Most business owners can describe their business clearly in conversation. The problem is that clarity rarely makes it into the branding — and the people who haven’t had that conversation yet are working with something that doesn’t quite tell the full story.

Most business owners can describe their business clearly in a conversation. The quality of the work, the kind of clients they’re best suited to, the way they approach things differently from everyone else in the same space. That clarity exists, it’s real, it’s earned, and it comes through when they talk about what they do.

The problem is that it rarely makes it into the branding.

Which means the people who haven’t had that conversation yet, the ones who find you online, glance at your materials, form an impression in thirty seconds, are working with something that doesn’t quite tell the full story.

Brand identity is usually built early, when the business is still figuring out what it is. The logo gets designed, the colours get chosen, the website goes up – and then things move on. The work gets better, the thinking gets clearer, the business finds its footing. But the branding doesn’t update to reflect any of that.

The result is a business that communicates one thing in conversation and something slightly different everywhere else.

This disconnect is rarely obvious from the inside.

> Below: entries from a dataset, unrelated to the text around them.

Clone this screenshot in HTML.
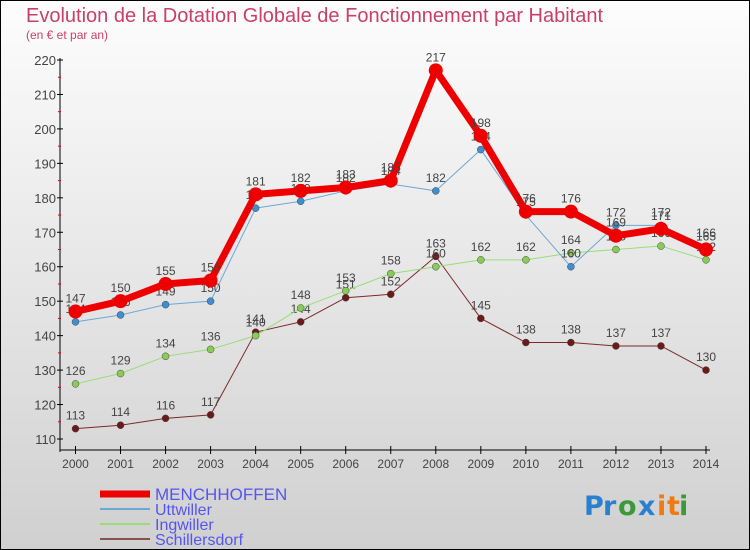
<!DOCTYPE html>
<html><head><meta charset="utf-8"><style>
body{margin:0}
#c{width:750px;height:550px;position:relative;overflow:hidden;font-family:"Liberation Sans",sans-serif}
</style></head><body>
<div id="c">
<svg id="s" width="750" height="550" xmlns="http://www.w3.org/2000/svg">
<defs><linearGradient id="bg" x1="0" y1="0" x2="0" y2="1"><stop offset="0" stop-color="#fdfdfd"/><stop offset="1" stop-color="#d0d0d0"/></linearGradient></defs>
<rect x="0.5" y="0.5" width="749" height="549" fill="url(#bg)" stroke="#000"/>
<text x="26" y="22" font-size="20" fill="#c8406a">Evolution de la Dotation Globale de Fonctionnement par Habitant</text>
<text x="26" y="39" font-size="12" fill="#c8406a">(en € et par an)</text>
<g id="axes"></g>
<g id="plot"></g>
<g id="legend"></g>
<g font-family="'DejaVu Sans',sans-serif" font-size="27" font-weight="bold">
<text x="584" y="515" fill="#2a7fd0">P</text><text x="603" y="515" fill="#2a7fd0">r</text><text x="618" y="515" fill="#3a9a3a">o</text><text x="638" y="515" fill="#2a7fd0">x</text><text x="657" y="515" fill="#f07a10">i</text><text x="667" y="515" fill="#f07a10">t</text><text x="679" y="515" fill="#3a9a3a">i</text>
</g>
</svg>
</div>
<script>
const years=[2000,2001,2002,2003,2004,2005,2006,2007,2008,2009,2010,2011,2012,2013,2014];
const yTicks=[110,120,130,140,150,160,170,180,190,200,210,220];
const menchhoffen=[147,150,155,156,181,182,183,185,217,198,176,176,169,171,165];
const uttwiller=[144,146,149,150,177,179,182,184,182,194,175,160,172,172,166];
const ingwiller=[126,129,134,136,140,148,153,158,160,162,162,164,165,166,162];
const schillersdorf=[113,114,116,117,141,144,151,152,163,145,138,138,137,137,130];
const NS="http://www.w3.org/2000/svg";
const X=i=>75.5+i*(630.5/14);
const Y=v=>60+(220-v)*(379/110);
function mk(tag,at,parent){const e=document.createElementNS(NS,tag);for(const k in at)e.setAttribute(k,at[k]);parent.appendChild(e);return e;}
const ax=document.getElementById('axes');
let l=mk('line',{x1:60,y1:58,x2:60,y2:452,stroke:'#000','stroke-width':1},ax);


l=mk('line',{x1:60,y1:450,x2:710,y2:450,stroke:'#000','stroke-width':1},ax);


yTicks.forEach(v=>{const y=Y(v);
 mk('line',{x1:57,y1:y,x2:63,y2:y,stroke:'#000'},ax);
 if(v<220){mk('line',{x1:58,y1:Y(v+5),x2:61,y2:Y(v+5),stroke:'#e00'},ax);}
 const t=mk('text',{x:56,y:y+5,'text-anchor':'end','font-size':13,fill:'#444'},ax);t.textContent=v;
 
 
});
years.forEach((yr,i)=>{const x=X(i);
 mk('line',{x1:x,y1:446,x2:x,y2:454,stroke:'#000'},ax);
 const t=mk('text',{x:x,y:468,'text-anchor':'middle','font-size':12,fill:'#444'},ax);t.textContent=yr;
 
 
});
const series=[
 {name:'Schillersdorf',d:schillersdorf,c:'#6b1a1a',lc:'#7a2a2a',w:1,r:3.5},
 {name:'Ingwiller',d:ingwiller,c:'#88cc55',lc:'#99dd77',w:1,r:3.5},
 {name:'Uttwiller',d:uttwiller,c:'#3f8fd0',lc:'#6aa8d8',w:1,r:3.5},
 {name:'MENCHHOFFEN',d:menchhoffen,c:'#ee0000',lc:'#ee0000',w:7,r:7}
];
const pl=document.getElementById('plot');
series.forEach(s=>{
 const g=mk('g',{},pl);
 
 
 const p=mk('polyline',{points:s.d.map((v,i)=>X(i)+','+Y(v)).join(' '),fill:'none',stroke:s.lc,'stroke-width':s.w,'stroke-linejoin':'round'},g);
 
 
 s.d.forEach((v,i)=>{
  const c=mk('circle',{cx:X(i),cy:Y(v),r:s.r,fill:s.c,stroke:s.w>1?'none':'#444','stroke-width':0.5},g);
  
  
  const t=mk('text',{x:X(i),y:Y(v)-9,'text-anchor':'middle','font-size':12,fill:'#444'},g);t.textContent=v;
  
  
 });
});
const lg=document.getElementById('legend');
[['MENCHHOFFEN','#ee0000',7,'17'],['Uttwiller','#6aa8d8',2,'16'],['Ingwiller','#99dd77',2,'16'],['Schillersdorf','#8a5050',2,'16']].forEach((e,i)=>{
 const y=[494,509,524,539][i];
 const g=mk('g',{},lg);
 
 
 mk('line',{x1:100,y1:y,x2:150,y2:y,stroke:e[1],'stroke-width':e[2]},g);
 const t=mk('text',{x:155,y:y+6,'font-size':e[3],fill:'#5555ee'},g);t.textContent=e[0];
});
</script>
</body></html>
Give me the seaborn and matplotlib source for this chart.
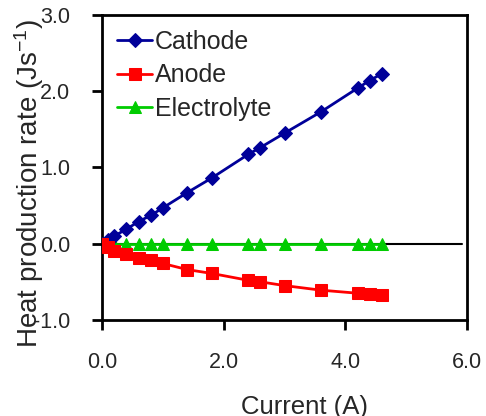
import matplotlib
matplotlib.use("Agg")
import matplotlib.pyplot as plt
import seaborn as sns

# values
current = [0.0, 0.1, 0.2, 0.4, 0.6, 0.8, 1.0, 1.4, 1.8, 2.4, 2.6, 3.0, 3.6, 4.2, 4.4, 4.6]
cathode = [0.0, 0.05, 0.1, 0.19, 0.29, 0.37, 0.47, 0.67, 0.86, 1.17, 1.26, 1.45, 1.73, 2.04, 2.14, 2.23]
anode = [-0.01, -0.05, -0.09, -0.14, -0.19, -0.22, -0.26, -0.34, -0.39, -0.48, -0.50, -0.55, -0.61, -0.65, -0.66, -0.67]
electrolyte = [0.0] * len(current)

yticks = [-1.0, 0.0, 1.0, 2.0, 3.0]
xticks = [0.0, 2.0, 4.0, 6.0]

sns.set_style("ticks")
plt.rcParams["font.family"] = ["Liberation Sans", "DejaVu Sans"]
plt.rcParams["mathtext.default"] = "regular"

fig = plt.figure(figsize=(4.86, 4.16), dpi=100)
ax = fig.add_axes([0.21, 0.231, 0.751, 0.733])

ax.axhline(0, color="black", lw=1.5, xmax=0.985, zorder=1)

sns.lineplot(x=current, y=cathode, ax=ax, color="#000099", marker="D", markersize=7.5,
             markeredgecolor="#000099", lw=2, label="Cathode", zorder=3)
sns.lineplot(x=current, y=anode, ax=ax, color="#ff0000", marker="s", markersize=9,
             markeredgecolor="#ff0000", lw=2, label="Anode", zorder=3)
sns.lineplot(x=current, y=electrolyte, ax=ax, color="#00cc00", marker="^", markersize=9,
             markeredgecolor="#00cc00", lw=2, label="Electrolyte", zorder=2)

ax.set_xlim(0, 6)
ax.set_ylim(-1, 3)
ax.set_xticks(xticks)
ax.set_yticks(yticks)
ax.set_xticklabels([f"{t:.1f}" for t in xticks])
ax.set_yticklabels([f"{t:.1f}" for t in yticks])
ax.tick_params(axis="both", labelsize=15.5, width=2, length=7, color="black", pad=16)

for side in ["left", "right", "top", "bottom"]:
    ax.spines[side].set_visible(True)
    ax.spines[side].set_linewidth(2)
    ax.spines[side].set_color("black")

ax.set_ylabel("Heat production rate (Js$^{-1}$)", fontsize=20, va="center")
ax.yaxis.set_label_coords(-0.2, 0.446)
ax.set_xlabel("Current (A)", fontsize=18.5, va="center")
ax.xaxis.set_label_coords(0.556, -0.285)

ax.legend(loc="upper left", frameon=False, fontsize=18, handlelength=1.4,
          handletextpad=0.12, labelspacing=0.38, borderaxespad=0.2,
          bbox_to_anchor=(0.0, 1.0))

fig.savefig("out.png", dpi=100)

It tends to show up in the results, enquiries that feel slightly off, content that doesn’t seem to land, a sense that the business isn’t quite attracting the right people despite doing the right work.

Do the words that describe your business match the words your branding communicates?

Not in a theoretical sense, in the practical sense of what someone who doesn’t know you would take away from thirty seconds on your website.

If the answer is no, or not quite, or I’m not sure – that’s usually where the work begins.